▶ [STATED EXERCISE] Where does the string "LaTeX" appear in the records? Copy every line that contains it.

-- Start of SUPPLIED RECORDS --

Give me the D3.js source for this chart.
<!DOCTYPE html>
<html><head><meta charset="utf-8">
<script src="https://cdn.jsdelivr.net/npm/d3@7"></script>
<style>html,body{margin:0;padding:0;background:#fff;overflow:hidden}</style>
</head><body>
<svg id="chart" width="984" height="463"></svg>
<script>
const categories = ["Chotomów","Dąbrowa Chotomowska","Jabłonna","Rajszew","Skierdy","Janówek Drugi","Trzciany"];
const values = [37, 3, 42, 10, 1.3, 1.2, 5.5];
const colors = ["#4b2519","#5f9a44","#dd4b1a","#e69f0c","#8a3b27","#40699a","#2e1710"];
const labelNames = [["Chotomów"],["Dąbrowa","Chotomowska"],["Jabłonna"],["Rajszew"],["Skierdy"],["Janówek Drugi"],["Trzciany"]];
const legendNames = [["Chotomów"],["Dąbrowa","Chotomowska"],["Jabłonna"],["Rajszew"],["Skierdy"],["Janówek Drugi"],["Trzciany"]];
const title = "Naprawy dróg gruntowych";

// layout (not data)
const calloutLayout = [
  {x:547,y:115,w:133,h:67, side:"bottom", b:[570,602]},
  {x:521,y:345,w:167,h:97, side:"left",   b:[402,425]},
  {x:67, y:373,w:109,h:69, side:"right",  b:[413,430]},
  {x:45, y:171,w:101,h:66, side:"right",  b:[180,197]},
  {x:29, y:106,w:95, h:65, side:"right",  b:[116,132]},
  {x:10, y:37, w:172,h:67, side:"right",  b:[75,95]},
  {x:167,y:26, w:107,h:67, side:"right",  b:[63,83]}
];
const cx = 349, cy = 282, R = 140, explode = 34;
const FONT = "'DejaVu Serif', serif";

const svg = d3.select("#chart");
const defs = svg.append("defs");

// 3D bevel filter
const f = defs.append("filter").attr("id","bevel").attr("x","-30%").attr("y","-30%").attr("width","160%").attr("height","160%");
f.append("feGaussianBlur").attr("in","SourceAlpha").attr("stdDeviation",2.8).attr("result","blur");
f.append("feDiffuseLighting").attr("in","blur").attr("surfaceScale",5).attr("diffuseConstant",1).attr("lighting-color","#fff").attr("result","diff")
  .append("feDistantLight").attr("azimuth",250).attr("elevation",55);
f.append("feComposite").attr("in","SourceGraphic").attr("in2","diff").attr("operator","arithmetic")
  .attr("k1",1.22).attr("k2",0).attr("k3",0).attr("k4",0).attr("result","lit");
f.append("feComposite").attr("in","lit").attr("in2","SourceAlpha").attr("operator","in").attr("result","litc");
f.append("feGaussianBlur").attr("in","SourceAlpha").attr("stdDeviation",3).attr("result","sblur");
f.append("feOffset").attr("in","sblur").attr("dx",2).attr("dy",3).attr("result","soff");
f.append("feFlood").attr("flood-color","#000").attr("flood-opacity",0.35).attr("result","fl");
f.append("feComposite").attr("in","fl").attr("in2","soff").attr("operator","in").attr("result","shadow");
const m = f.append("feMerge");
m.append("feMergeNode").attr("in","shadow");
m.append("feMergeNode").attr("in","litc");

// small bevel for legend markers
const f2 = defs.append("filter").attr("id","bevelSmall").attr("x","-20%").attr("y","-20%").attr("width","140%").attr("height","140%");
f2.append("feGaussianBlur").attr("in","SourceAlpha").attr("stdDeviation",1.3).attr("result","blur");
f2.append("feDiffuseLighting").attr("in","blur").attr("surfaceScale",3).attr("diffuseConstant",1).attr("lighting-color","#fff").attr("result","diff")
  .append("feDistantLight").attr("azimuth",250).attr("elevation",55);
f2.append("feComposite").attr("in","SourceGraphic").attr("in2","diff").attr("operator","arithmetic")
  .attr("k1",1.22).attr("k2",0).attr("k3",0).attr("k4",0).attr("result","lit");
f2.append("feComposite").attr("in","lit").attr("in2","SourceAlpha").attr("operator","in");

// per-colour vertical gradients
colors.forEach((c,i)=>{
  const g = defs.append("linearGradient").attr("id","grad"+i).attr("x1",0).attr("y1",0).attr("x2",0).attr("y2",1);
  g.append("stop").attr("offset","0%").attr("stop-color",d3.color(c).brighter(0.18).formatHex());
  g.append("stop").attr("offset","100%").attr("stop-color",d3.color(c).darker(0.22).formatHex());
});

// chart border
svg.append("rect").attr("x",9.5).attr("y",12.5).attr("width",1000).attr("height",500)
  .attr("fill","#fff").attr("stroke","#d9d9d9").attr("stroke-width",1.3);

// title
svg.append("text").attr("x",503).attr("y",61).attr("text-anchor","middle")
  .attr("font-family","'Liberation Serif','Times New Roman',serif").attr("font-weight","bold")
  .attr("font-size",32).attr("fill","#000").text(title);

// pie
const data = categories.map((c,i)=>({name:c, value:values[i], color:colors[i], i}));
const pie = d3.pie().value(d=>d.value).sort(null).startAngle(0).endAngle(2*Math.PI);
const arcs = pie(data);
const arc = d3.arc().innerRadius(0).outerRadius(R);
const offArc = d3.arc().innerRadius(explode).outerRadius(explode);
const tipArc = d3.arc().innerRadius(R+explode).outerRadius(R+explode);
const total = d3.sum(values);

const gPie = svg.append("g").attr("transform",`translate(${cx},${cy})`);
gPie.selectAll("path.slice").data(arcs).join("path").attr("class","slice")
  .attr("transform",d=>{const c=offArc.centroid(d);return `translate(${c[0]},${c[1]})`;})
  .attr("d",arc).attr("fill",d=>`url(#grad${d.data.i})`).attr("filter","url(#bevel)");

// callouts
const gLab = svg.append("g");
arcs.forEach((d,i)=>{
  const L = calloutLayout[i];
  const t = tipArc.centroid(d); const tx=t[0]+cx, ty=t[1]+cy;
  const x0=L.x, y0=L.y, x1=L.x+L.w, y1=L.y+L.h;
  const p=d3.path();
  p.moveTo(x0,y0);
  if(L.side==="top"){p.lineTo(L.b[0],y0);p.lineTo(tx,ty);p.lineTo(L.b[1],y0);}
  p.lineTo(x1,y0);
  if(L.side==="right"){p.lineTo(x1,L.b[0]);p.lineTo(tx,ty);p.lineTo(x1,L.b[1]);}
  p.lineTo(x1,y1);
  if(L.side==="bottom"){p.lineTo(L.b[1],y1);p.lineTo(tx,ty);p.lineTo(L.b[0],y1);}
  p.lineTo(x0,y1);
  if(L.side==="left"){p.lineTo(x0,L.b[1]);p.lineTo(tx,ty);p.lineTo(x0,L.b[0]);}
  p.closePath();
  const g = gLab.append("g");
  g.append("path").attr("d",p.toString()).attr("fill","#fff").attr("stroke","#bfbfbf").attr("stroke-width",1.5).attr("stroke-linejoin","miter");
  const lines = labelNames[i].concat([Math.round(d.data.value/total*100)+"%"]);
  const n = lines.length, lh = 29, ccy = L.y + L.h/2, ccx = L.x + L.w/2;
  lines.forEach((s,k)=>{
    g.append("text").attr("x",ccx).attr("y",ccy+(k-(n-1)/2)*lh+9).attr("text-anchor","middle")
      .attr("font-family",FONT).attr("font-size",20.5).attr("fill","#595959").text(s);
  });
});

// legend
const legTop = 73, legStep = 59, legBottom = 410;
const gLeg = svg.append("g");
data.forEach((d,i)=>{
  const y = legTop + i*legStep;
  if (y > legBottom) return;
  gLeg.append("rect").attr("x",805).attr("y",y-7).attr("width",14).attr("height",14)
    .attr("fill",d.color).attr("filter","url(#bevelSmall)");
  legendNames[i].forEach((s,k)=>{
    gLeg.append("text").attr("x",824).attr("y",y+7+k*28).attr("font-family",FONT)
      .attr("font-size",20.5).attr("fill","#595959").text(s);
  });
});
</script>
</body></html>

-- End of SUPPLIED RECORDS --
-- Start of SUPPLIED RECORDS --

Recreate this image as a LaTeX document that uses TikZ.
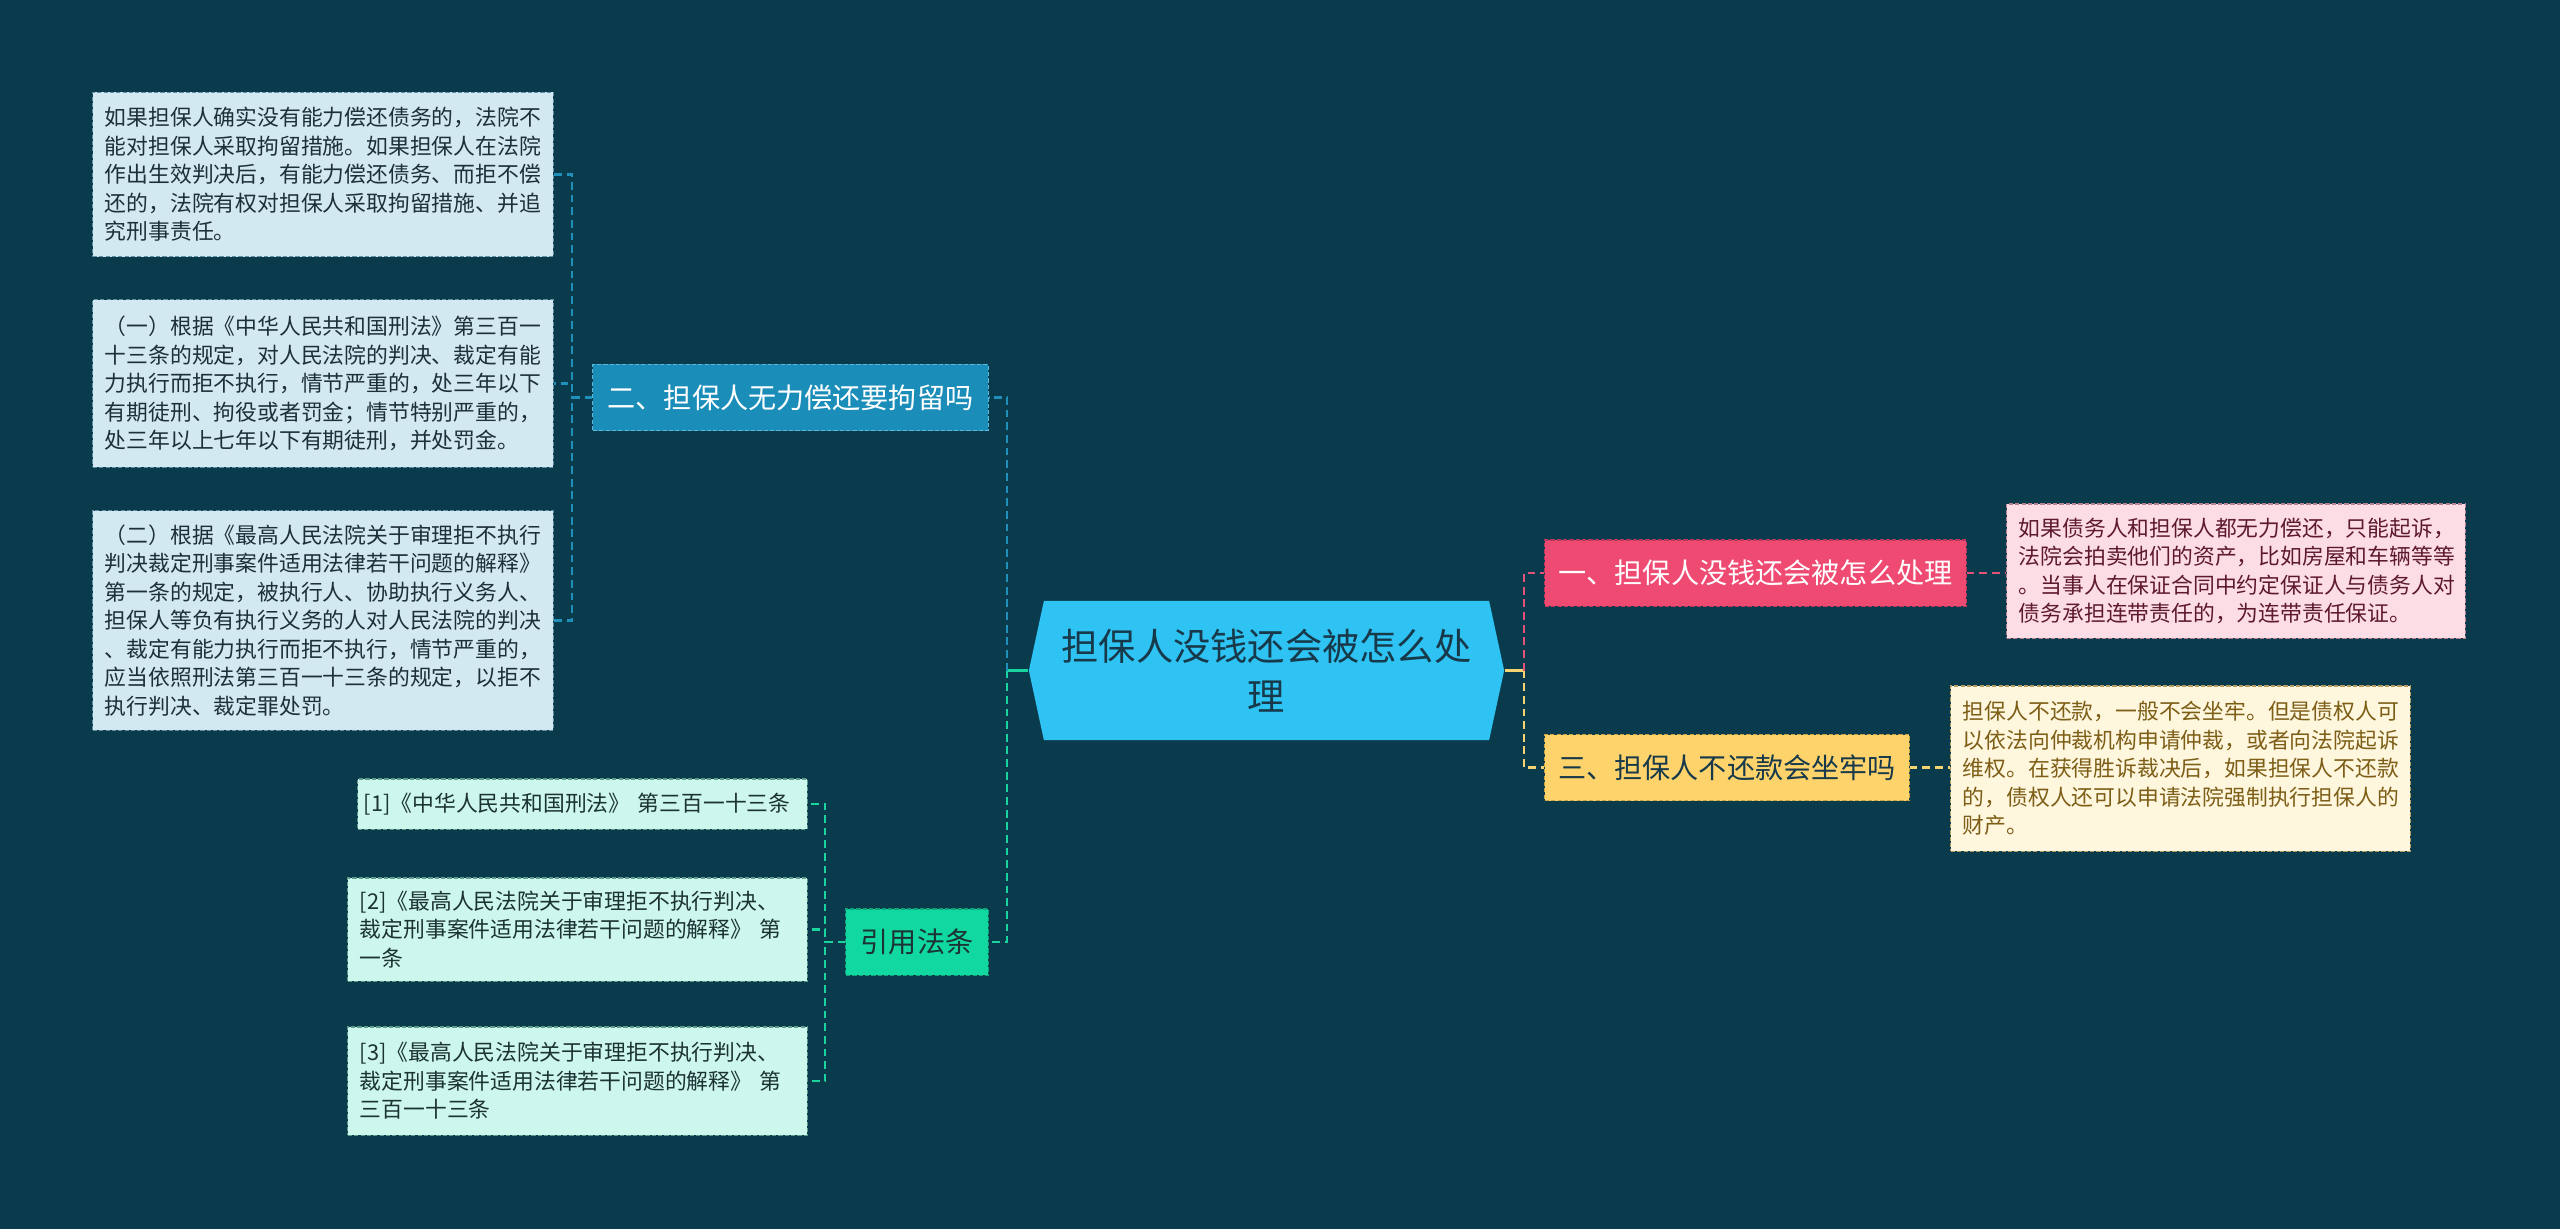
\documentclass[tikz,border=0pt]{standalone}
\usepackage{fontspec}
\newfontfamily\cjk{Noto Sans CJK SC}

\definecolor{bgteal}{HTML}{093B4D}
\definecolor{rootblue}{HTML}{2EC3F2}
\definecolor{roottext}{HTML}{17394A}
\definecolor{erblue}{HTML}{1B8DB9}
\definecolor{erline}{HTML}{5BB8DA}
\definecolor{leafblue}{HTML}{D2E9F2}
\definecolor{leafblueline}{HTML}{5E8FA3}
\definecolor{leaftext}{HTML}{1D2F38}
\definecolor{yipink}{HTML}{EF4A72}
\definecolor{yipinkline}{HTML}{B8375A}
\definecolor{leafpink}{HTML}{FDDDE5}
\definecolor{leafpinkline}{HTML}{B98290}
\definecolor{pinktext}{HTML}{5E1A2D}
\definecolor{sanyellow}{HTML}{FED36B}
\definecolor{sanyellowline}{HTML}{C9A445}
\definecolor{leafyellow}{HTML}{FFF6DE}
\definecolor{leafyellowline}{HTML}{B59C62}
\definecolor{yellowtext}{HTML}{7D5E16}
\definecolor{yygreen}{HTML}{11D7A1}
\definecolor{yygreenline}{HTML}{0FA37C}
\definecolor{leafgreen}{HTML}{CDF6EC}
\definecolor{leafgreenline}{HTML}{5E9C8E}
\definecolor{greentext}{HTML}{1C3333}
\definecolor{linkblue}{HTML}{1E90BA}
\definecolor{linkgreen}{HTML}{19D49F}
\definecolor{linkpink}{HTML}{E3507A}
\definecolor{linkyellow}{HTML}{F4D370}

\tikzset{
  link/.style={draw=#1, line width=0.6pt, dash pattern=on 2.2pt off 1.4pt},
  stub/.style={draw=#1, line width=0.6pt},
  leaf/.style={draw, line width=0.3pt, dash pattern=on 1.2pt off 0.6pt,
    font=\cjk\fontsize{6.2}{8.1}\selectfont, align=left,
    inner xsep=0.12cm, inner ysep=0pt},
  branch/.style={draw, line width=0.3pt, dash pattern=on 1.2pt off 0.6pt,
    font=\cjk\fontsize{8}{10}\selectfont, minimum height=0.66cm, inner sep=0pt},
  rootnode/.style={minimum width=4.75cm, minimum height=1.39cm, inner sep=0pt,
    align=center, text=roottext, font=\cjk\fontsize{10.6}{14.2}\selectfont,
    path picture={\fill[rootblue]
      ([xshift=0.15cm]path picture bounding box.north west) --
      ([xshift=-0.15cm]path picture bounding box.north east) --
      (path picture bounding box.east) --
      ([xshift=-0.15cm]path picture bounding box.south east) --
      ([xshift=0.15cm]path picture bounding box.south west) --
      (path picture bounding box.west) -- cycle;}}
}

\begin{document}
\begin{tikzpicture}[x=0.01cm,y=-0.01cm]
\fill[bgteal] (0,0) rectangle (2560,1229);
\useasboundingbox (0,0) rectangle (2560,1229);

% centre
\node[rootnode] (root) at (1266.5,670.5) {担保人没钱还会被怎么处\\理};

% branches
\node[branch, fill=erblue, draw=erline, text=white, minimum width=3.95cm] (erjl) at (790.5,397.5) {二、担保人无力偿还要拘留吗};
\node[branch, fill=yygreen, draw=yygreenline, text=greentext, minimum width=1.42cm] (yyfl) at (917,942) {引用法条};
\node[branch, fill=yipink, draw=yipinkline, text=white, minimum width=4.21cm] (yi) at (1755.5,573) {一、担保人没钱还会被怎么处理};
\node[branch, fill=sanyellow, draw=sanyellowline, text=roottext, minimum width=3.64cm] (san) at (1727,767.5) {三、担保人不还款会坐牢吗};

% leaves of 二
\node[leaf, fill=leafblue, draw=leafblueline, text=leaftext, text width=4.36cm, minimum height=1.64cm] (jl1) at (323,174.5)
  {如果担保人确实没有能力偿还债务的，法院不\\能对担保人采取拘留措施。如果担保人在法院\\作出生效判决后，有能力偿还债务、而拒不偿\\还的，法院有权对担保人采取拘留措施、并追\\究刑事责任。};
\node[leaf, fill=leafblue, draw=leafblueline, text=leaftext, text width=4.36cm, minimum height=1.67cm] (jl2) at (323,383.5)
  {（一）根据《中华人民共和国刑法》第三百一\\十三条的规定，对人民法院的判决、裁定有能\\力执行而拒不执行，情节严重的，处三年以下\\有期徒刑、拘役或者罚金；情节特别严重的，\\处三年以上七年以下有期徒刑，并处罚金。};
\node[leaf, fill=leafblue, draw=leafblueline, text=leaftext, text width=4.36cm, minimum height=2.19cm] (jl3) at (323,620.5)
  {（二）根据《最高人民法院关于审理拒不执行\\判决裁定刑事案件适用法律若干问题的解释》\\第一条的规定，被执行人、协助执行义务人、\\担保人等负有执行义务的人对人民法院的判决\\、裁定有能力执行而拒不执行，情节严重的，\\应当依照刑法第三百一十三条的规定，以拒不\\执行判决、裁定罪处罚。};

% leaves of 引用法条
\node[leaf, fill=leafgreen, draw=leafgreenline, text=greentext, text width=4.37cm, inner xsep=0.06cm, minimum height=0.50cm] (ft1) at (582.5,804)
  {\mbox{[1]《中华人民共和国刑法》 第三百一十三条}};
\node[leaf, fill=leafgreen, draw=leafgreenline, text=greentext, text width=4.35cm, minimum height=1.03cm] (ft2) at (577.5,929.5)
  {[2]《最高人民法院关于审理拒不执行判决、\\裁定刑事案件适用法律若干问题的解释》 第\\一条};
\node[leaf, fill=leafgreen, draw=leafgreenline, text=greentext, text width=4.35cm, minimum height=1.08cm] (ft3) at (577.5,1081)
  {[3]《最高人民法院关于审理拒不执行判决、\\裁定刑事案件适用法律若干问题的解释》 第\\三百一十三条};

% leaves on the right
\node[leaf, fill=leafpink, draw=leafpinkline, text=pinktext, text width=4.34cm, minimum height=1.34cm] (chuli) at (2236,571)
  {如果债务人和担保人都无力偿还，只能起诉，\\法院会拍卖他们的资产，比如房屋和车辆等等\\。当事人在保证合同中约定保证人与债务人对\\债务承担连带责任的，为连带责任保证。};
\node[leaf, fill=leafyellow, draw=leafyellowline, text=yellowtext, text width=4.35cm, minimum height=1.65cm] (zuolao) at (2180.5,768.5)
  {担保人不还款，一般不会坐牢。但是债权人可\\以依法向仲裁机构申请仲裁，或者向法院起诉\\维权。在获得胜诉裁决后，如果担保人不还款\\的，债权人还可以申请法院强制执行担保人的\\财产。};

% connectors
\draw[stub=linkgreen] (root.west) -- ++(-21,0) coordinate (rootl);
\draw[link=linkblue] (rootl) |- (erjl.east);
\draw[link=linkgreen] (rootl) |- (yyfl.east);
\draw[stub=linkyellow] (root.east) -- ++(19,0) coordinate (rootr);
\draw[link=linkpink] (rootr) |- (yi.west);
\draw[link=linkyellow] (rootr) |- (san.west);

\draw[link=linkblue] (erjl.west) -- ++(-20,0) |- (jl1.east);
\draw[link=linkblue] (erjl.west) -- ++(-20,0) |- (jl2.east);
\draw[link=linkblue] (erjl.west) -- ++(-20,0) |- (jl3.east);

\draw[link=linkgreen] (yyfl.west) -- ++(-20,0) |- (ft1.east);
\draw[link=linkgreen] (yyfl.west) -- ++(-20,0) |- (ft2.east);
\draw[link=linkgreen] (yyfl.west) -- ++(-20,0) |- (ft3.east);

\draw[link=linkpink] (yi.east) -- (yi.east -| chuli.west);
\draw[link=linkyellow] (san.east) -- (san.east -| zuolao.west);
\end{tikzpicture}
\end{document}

-- End of SUPPLIED RECORDS --
-- Start of SUPPLIED RECORDS --

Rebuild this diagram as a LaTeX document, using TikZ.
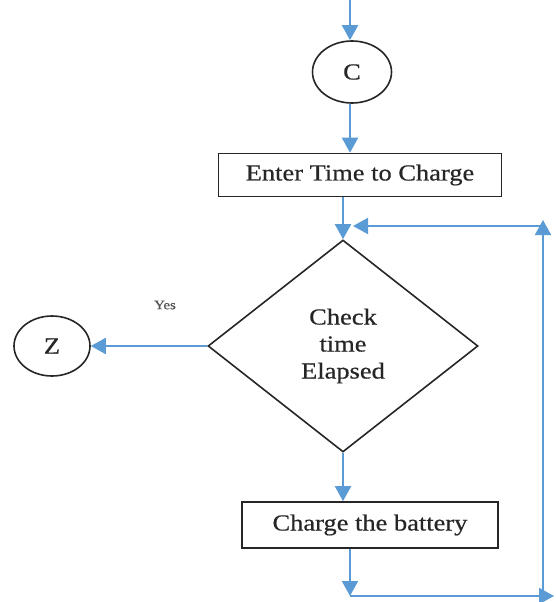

-- End of SUPPLIED RECORDS --

▶ [ANSWER TO THE TASK]
Recreate this image as a LaTeX document that uses TikZ.
Rebuild this diagram as a LaTeX document, using TikZ.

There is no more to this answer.